On 3/12/07, Guido van Rossum <[EMAIL PROTECTED]> wrote:
> On 3/12/07, Greg Ewing <[EMAIL PROTECTED]> wrote:
> > Guido van Rossum wrote:
> > > I'm still hoping we can get agreement that storing the traceback on
> > > the exception object is the way to go. Only a handful of modules using
> > > pre-baked exception objects would have to be fixed, and likely those
> > > were doing it out of a misunderstanding of the performance
> > > characteristics.
> >
> > One more thought on this -- do we still think it's a
> > good idea to make it possible to raise and catch an
> > exception in C code without instantiating anything?
>
> I don't see it's contradictory to the proposal.

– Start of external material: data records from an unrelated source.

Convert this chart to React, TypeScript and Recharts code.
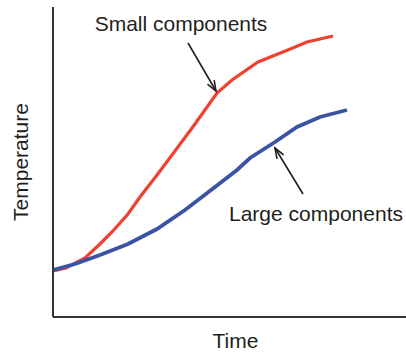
import React from 'react';
import { LineChart, Line, XAxis, YAxis, ReferenceLine, ReferenceDot } from 'recharts';

// Time (arbitrary units) and temperature (arbitrary units)
const smallTime = [0, 13, 32, 47, 59, 75, 87, 104, 122, 142, 164, 179, 205, 230, 254, 280];
const smallTemp = [46, 49, 59, 73, 85, 103, 120, 142, 166, 193, 224, 237, 255, 265, 275, 281];
const largeTime = [0, 22, 47, 75, 104, 132, 162, 184, 197, 222, 244, 267, 294];
const largeTemp = [47, 53, 62, 73, 88, 107, 130, 147, 159, 175, 190, 200, 207];

const smallData = smallTime.map((t, i) => ({ time: t, temp: smallTemp[i] }));
const largeData = largeTime.map((t, i) => ({ time: t, temp: largeTemp[i] }));

const xLabel = 'Time';
const yLabel = 'Temperature';
const smallLabel = 'Small components';
const largeLabel = 'Large components';

// annotation anchors (data units)
const smallLabelPos = { time: 128, temp: 293 };
const largeLabelPos = { time: 263, temp: 103 };
const smallArrow = [{ x: 135, y: 274 }, { x: 163, y: 226 }];
const largeArrow = [{ x: 250, y: 123 }, { x: 222, y: 169 }];

const FONT = '"Liberation Sans", Arial, sans-serif';
const TEXT = '#231f20';

const Arrow = (props: any) => {
  const { x1, y1, x2, y2 } = props;
  const ang = Math.atan2(y2 - y1, x2 - x1);
  const len = 11;
  const spread = 0.36;
  const ax = x2 - len * Math.cos(ang - spread);
  const ay = y2 - len * Math.sin(ang - spread);
  const bx = x2 - len * Math.cos(ang + spread);
  const by = y2 - len * Math.sin(ang + spread);
  return (
    <g>
      <line x1={x1} y1={y1} x2={x2} y2={y2} stroke={TEXT} strokeWidth={1.6} />
      <path d={`M${ax},${ay} L${x2},${y2} L${bx},${by}`} fill="none" stroke={TEXT} strokeWidth={1.6} />
    </g>
  );
};

export default function App() {
  return (
    <div style={{ position: 'absolute', left: 0, top: 0, background: '#fff' }}>
      <LineChart width={406} height={353} margin={{ top: 7, right: 0, bottom: 0, left: 0 }}>
        <XAxis
          type="number"
          dataKey="time"
          domain={[0, 353]}
          height={36}
          tick={false}
          tickLine={false}
          axisLine={{ stroke: '#333', strokeWidth: 2 }}
          label={{ value: xLabel, position: 'insideBottom', offset: 5, dx: 6, fill: TEXT, fontSize: 21, fontFamily: FONT }}
        />
        <YAxis
          type="number"
          dataKey="temp"
          domain={[0, 310]}
          width={53}
          tick={false}
          tickLine={false}
          axisLine={{ stroke: '#333', strokeWidth: 2 }}
          label={{ value: yLabel, angle: -90, position: 'center', dx: -6, fill: TEXT, fontSize: 21, fontFamily: FONT }}
        />
        <Line data={smallData} dataKey="temp" type="linear" stroke="#ef4130" strokeWidth={3.2} dot={false} isAnimationActive={false} />
        <Line data={largeData} dataKey="temp" type="linear" stroke="#3a53a4" strokeWidth={3.8} dot={false} isAnimationActive={false} />
        <ReferenceLine segment={smallArrow} shape={Arrow} ifOverflow="visible" />
        <ReferenceLine segment={largeArrow} shape={Arrow} ifOverflow="visible" />
        <ReferenceDot
          x={smallLabelPos.time}
          y={smallLabelPos.temp}
          r={0}
          fill="none"
          stroke="none"
          ifOverflow="visible"
          label={{ value: smallLabel, position: 'center', fill: TEXT, fontSize: 21, fontFamily: FONT }}
        />
        <ReferenceDot
          x={largeLabelPos.time}
          y={largeLabelPos.temp}
          r={0}
          fill="none"
          stroke="none"
          ifOverflow="visible"
          label={{ value: largeLabel, position: 'center', fill: TEXT, fontSize: 21, fontFamily: FONT }}
        />
      </LineChart>
    </div>
  );
}
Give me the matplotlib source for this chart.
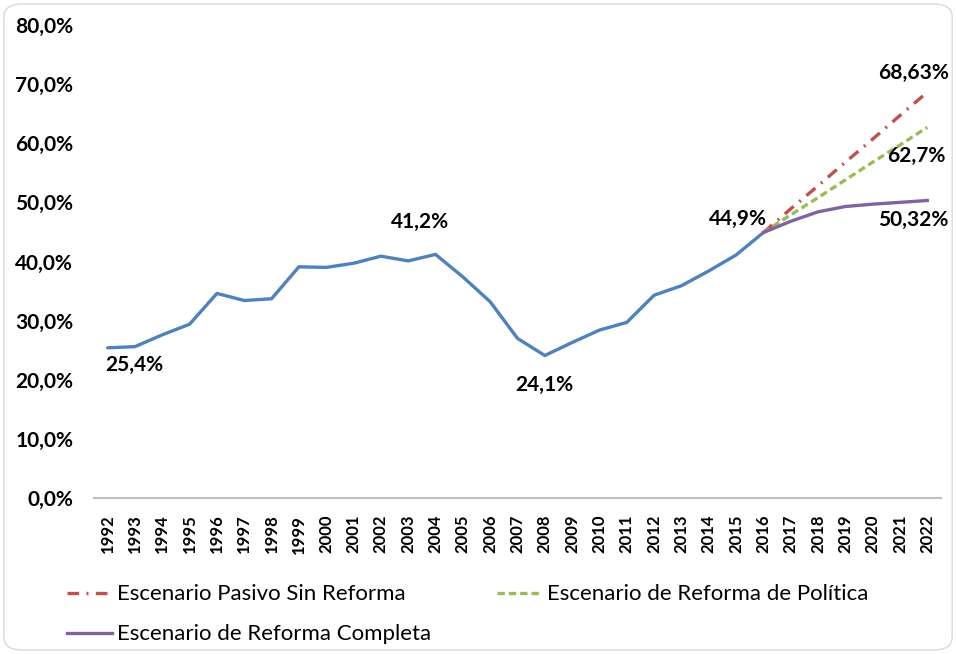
import matplotlib.pyplot as plt
from matplotlib.patches import FancyBboxPatch

# DATA
years = list(range(1992, 2023))
hist_years = list(range(1992, 2017))
hist_vals = [25.4, 25.6, 27.6, 29.4, 34.6, 33.4, 33.7, 39.1, 39.0, 39.7,
             40.9, 40.1, 41.2, 37.4, 33.2, 27.0, 24.1, 26.3, 28.4, 29.7,
             34.3, 35.9, 38.4, 41.1, 44.9]
proj_years = list(range(2016, 2023))
pasivo_vals = [44.9, 48.9, 52.8, 56.8, 60.7, 64.7, 68.63]
politica_vals = [44.9, 47.9, 50.8, 53.8, 56.8, 59.7, 62.7]
completa_vals = [44.9, 46.8, 48.4, 49.3, 49.7, 50.0, 50.32]
yticks = [0, 10, 20, 30, 40, 50, 60, 70, 80]
labels = [(1992, 25.4, "25,4%"), (2004, 41.2, "41,2%"), (2008, 24.1, "24,1%"),
          (2016, 44.9, "44,9%"), (2022, 68.63, "68,63%"), (2022, 62.7, "62,7%"),
          (2022, 50.32, "50,32%")]

plt.rcParams['font.family'] = ['Lato', 'DejaVu Sans']

fig = plt.figure(figsize=(9.56, 6.54), dpi=100)
fig.patch.set_facecolor('white')
ax = fig.add_axes([0.0983, 0.2385, 0.886, 0.7233])

blue = '#4F81BD'
red = '#C0504D'
green = '#9BBB59'
purple = '#8064A2'

ax.plot(hist_years, hist_vals, color=blue, lw=2.4, solid_capstyle='round')
l_pas, = ax.plot(proj_years, pasivo_vals, color=red, lw=2.4, linestyle=(0, (3.5, 2.2, 0.6, 2.2)),
                 label='Escenario Pasivo Sin Reforma')
l_pol, = ax.plot(proj_years, politica_vals, color=green, lw=2.4, linestyle=(0, (2.2, 1.2)),
                 label='Escenario de Reforma de Política')
l_com, = ax.plot(proj_years, completa_vals, color=purple, lw=2.4,
                 label='Escenario de Reforma Completa')

ax.set_xlim(1991.5, 2022.5)
ax.set_ylim(0, 80)
ax.set_yticks(yticks)
ax.set_yticklabels([f"{v},0%" for v in yticks], fontsize=15, fontweight='bold')
ax.set_xticks(years)
ax.set_xticklabels([str(y) for y in years], rotation=90, fontsize=12, fontweight='bold')
ax.tick_params(axis='both', length=0)
ax.tick_params(axis='y', pad=15)
ax.tick_params(axis='x', pad=12)
for s in ['top', 'right', 'left']:
    ax.spines[s].set_visible(False)
ax.spines['bottom'].set_color('#BFBFBF')
ax.spines['bottom'].set_linewidth(1.5)

# data labels (offsets in points)
offsets = {"25,4%": (19, -12), "41,2%": (-11, 23), "24,1%": (0, -21), "44,9%": (-18, 10),
           "68,63%": (-10, 14), "62,7%": (-8, -21), "50,32%": (-10, -14)}
for x, y, txt in labels:
    ax.annotate(txt, (x, y), textcoords='offset points', xytext=offsets[txt],
                ha='center', va='center', fontsize=15, fontweight='bold')

leg = fig.legend(handles=[l_pas, l_com, l_pol], loc='upper left',
                 bbox_to_anchor=(0.0495, 0.137), ncol=2, frameon=False,
                 fontsize=16, handlelength=2.0, handletextpad=0.22,
                 columnspacing=3.0, labelspacing=0.9)

# rounded frame around the picture
frame = FancyBboxPatch((0.004, 0.006), 0.992, 0.988, boxstyle='round,pad=0,rounding_size=0.02',
                       transform=fig.transFigure, fill=False, edgecolor='#D9D9D9', lw=1.0)
fig.patches.append(frame)

plt.savefig('out.png', dpi=100)
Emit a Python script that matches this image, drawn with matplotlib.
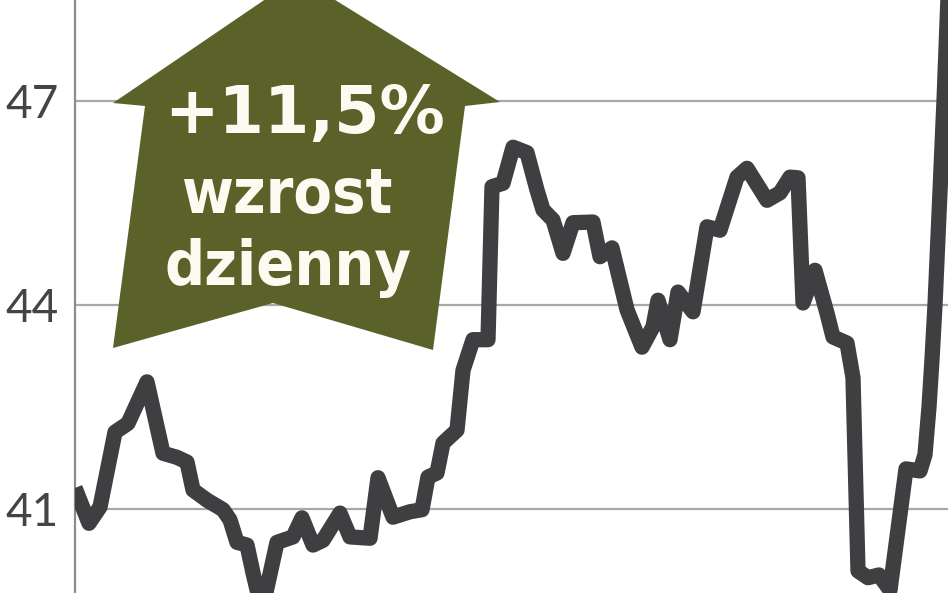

I think it should be kept. During my first pass at implementing PEPs
3110, I tried replacing all the places in C that raise
non-instantiated exceptions with instantiating alternatives. It turned
out to be a tedious pain in the ass. Of course, if someone else is
doing the work... ; )

> > If so, how does this interact with the idea of
> > attaching the traceback to the exception?
>
> The internal mechanism for bubbling an exception up the stack until an
> except clause catches it could continue to use the (class, instance,
> traceback) triple, and if raise is passed a class instead of an
> instance, the instance would be NULL; when forced to instantiate the
> exception, the traceback collected up to that point is attached to it.
> If an instance was passed to raise, the __traceback__ pointer in the
> instance is updated each time we leave a stack frame. I think this
> means the __traceback__ attribute needs to correspond to a C-level
> slot in the BaseException instance lay-out.

This a good summary of the strategy I've taken while implementing PEP 344.